§ AIM
Wherever the word "this" turns up in a line of the entries, copy that line.

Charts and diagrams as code
━━━━

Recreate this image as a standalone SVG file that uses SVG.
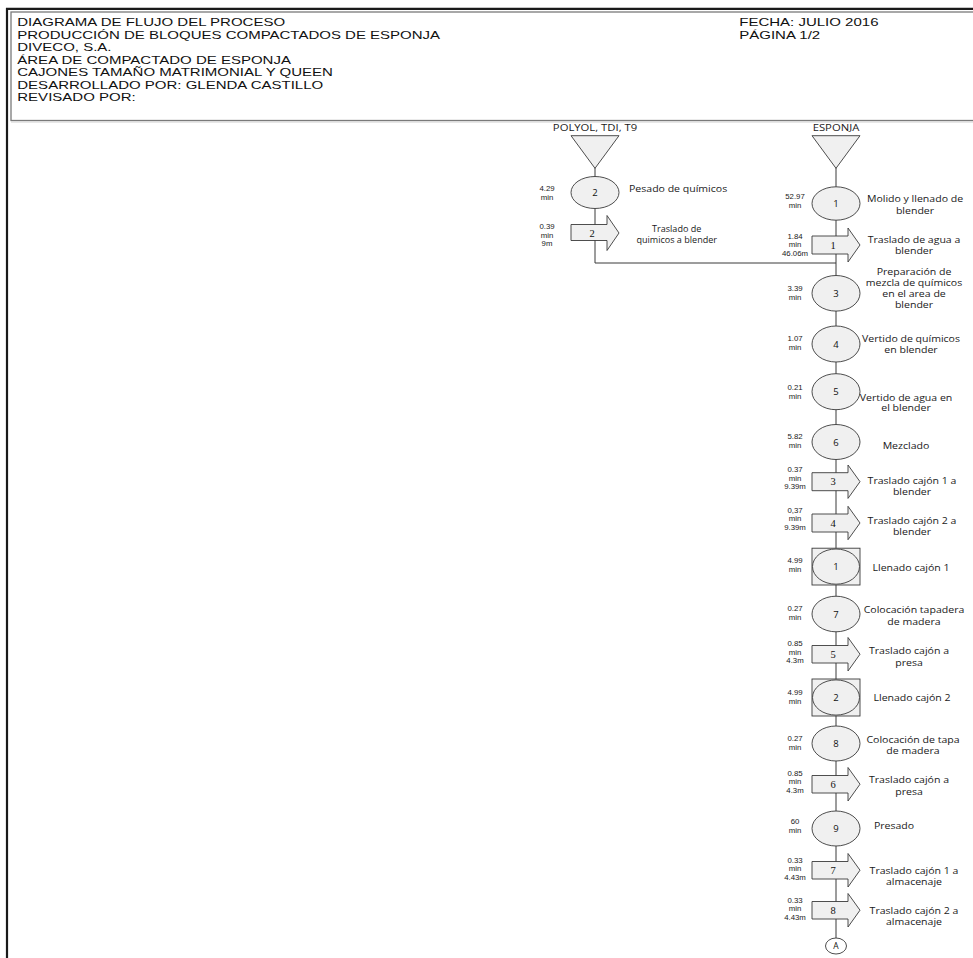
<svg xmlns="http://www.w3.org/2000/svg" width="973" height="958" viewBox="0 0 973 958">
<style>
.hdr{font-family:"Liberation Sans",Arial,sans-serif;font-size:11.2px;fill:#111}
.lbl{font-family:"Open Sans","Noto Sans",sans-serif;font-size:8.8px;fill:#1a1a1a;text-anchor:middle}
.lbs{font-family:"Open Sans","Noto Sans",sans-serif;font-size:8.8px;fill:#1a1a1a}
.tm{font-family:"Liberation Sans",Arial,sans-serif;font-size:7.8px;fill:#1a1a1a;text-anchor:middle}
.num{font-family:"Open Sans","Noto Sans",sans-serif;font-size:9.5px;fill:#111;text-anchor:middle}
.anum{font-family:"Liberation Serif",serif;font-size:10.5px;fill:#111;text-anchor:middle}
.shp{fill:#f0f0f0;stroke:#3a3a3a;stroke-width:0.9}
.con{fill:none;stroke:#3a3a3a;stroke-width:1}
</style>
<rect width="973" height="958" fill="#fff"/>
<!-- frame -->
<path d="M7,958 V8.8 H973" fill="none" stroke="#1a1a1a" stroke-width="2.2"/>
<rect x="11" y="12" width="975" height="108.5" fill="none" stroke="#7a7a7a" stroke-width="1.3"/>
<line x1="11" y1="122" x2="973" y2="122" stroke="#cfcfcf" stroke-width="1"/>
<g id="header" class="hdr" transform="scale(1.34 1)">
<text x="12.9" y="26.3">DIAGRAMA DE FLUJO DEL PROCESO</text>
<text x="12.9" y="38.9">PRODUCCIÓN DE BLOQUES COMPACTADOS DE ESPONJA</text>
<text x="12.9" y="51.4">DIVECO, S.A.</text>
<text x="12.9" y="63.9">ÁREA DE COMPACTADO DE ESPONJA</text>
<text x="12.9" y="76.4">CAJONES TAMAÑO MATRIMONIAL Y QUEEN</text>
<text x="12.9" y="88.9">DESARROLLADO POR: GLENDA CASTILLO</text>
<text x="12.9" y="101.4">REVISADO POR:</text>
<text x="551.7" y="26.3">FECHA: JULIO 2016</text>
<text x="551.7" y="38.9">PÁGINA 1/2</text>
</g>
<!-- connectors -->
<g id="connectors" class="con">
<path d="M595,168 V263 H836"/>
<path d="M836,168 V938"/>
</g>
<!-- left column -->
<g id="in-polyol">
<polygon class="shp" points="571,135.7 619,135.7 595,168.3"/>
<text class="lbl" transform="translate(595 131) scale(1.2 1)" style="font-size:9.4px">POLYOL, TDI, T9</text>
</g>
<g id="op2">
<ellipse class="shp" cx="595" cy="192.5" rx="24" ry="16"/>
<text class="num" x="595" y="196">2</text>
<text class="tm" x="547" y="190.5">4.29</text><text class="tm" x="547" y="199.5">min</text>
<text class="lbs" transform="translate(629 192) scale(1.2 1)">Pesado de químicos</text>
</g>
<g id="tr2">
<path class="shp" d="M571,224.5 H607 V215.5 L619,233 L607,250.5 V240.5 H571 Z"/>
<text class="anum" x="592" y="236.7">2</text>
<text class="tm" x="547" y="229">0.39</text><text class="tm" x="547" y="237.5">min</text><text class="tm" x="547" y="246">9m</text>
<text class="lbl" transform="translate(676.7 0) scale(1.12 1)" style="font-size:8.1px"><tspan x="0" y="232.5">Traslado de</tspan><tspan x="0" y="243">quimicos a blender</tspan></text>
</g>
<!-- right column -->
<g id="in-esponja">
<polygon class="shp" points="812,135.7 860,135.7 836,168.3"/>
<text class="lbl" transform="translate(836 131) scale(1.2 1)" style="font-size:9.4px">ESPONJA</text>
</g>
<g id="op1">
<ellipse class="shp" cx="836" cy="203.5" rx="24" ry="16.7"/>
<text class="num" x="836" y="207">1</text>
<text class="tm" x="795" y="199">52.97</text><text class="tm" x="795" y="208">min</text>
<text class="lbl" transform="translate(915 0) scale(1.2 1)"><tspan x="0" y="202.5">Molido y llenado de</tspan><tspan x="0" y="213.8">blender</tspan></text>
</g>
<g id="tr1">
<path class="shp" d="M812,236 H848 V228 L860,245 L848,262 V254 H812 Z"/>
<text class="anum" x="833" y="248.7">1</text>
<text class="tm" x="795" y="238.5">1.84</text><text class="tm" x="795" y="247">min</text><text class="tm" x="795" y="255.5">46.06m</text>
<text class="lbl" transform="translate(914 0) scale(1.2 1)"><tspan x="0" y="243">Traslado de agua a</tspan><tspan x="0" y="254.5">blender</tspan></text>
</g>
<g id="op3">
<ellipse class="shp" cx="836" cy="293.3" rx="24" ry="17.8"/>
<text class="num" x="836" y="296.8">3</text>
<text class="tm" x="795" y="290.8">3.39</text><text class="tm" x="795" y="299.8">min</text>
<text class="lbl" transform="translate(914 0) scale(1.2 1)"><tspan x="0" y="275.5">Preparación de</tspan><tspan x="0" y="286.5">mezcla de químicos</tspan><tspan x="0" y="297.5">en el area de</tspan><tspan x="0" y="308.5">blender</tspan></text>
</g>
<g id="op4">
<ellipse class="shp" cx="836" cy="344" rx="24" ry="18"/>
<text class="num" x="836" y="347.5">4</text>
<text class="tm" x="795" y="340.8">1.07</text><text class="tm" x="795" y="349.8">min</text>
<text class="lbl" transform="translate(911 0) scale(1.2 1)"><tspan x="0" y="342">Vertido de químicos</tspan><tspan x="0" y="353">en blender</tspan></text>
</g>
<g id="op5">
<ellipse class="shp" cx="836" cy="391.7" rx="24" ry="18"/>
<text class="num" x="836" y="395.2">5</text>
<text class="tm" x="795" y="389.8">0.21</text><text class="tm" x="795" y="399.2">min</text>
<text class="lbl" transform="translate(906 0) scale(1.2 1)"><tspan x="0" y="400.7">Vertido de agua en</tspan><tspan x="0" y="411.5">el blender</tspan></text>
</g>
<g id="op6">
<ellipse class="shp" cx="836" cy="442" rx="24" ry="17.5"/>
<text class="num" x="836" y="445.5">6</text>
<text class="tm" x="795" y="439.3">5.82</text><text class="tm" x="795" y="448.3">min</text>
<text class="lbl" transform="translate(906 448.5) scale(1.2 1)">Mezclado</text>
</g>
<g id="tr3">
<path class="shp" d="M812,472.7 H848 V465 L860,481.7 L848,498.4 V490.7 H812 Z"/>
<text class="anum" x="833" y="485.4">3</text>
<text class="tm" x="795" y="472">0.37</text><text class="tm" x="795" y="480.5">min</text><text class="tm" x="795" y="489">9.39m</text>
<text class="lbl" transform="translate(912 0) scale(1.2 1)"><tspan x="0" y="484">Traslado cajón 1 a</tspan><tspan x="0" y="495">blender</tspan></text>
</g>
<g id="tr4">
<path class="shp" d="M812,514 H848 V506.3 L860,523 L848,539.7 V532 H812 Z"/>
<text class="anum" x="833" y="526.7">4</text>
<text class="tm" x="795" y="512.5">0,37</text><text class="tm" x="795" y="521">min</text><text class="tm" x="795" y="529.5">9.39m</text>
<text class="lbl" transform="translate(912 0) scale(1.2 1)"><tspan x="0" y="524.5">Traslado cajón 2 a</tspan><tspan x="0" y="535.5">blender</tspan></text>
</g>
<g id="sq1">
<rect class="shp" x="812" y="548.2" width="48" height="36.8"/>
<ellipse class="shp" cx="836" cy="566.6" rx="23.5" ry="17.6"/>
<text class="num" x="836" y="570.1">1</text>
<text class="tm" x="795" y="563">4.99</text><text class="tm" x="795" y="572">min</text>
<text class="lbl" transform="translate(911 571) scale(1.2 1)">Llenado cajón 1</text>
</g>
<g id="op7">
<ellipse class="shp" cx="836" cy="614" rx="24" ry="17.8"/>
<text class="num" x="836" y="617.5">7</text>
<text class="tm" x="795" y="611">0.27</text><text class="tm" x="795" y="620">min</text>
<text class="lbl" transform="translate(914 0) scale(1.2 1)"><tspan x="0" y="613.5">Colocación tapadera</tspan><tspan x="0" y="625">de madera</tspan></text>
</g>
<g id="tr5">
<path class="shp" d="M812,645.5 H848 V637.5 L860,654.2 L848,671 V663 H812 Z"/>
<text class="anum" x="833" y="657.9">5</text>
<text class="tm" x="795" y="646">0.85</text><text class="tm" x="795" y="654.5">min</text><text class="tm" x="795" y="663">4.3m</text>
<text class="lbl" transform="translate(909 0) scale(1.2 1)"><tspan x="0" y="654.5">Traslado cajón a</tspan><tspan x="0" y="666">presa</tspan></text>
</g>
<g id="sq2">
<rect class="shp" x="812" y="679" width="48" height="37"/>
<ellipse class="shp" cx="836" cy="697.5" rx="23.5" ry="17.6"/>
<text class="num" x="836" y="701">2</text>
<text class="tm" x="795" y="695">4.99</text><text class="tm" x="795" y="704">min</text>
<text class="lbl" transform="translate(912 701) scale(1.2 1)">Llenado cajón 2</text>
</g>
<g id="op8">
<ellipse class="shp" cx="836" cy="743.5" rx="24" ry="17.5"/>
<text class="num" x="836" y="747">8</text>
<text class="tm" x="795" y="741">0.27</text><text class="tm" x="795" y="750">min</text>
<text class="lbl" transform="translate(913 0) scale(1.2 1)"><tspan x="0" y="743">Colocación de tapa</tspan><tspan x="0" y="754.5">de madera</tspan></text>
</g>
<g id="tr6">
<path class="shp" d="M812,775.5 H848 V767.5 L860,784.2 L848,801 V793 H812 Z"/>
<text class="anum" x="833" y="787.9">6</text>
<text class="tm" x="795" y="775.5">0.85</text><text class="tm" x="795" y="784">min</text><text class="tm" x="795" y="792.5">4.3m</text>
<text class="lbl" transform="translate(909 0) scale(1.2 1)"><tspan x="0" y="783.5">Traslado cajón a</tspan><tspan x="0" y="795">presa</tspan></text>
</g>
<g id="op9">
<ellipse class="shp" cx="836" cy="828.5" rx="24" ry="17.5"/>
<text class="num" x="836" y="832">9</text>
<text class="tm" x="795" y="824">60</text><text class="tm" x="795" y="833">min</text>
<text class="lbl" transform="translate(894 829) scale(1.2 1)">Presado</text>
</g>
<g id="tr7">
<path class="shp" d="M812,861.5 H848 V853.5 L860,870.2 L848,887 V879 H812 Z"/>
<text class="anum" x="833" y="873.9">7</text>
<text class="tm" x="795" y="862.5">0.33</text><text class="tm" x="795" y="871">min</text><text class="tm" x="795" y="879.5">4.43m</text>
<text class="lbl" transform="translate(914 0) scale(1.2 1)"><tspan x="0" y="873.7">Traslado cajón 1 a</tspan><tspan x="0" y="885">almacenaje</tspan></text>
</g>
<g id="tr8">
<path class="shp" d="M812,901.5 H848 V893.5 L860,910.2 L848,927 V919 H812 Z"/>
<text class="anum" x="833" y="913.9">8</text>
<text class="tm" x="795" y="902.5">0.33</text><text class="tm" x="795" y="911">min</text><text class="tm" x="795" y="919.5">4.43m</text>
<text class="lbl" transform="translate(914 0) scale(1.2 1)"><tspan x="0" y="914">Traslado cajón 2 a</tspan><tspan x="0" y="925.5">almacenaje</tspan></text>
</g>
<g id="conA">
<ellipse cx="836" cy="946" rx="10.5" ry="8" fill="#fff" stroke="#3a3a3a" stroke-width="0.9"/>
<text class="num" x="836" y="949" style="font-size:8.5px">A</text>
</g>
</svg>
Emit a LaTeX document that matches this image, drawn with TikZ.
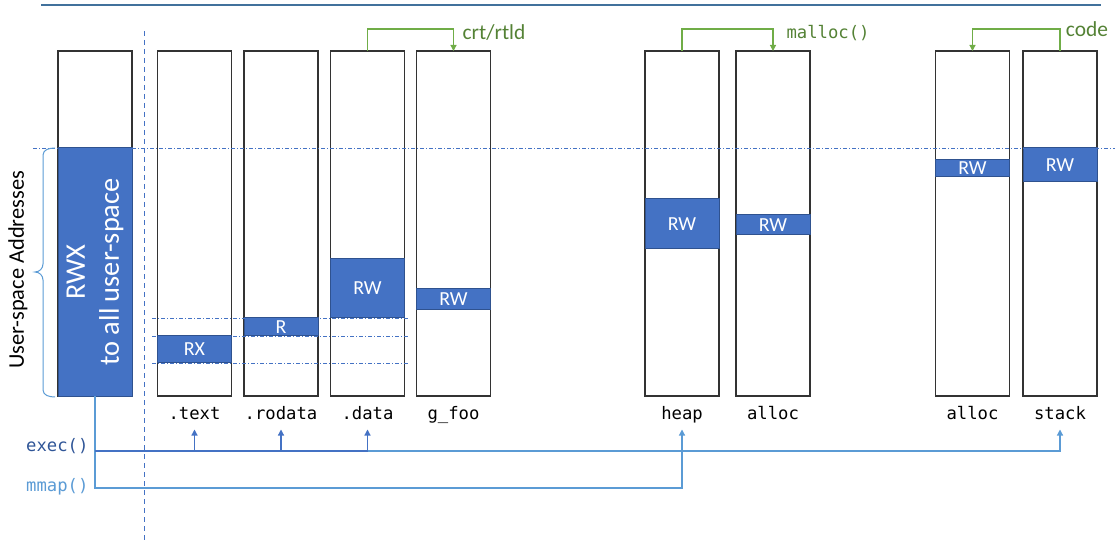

━━━━

§ RESPONSE
Recreate this image as a standalone SVG file that uses SVG.
Emit a LaTeX document that matches this image, drawn with TikZ.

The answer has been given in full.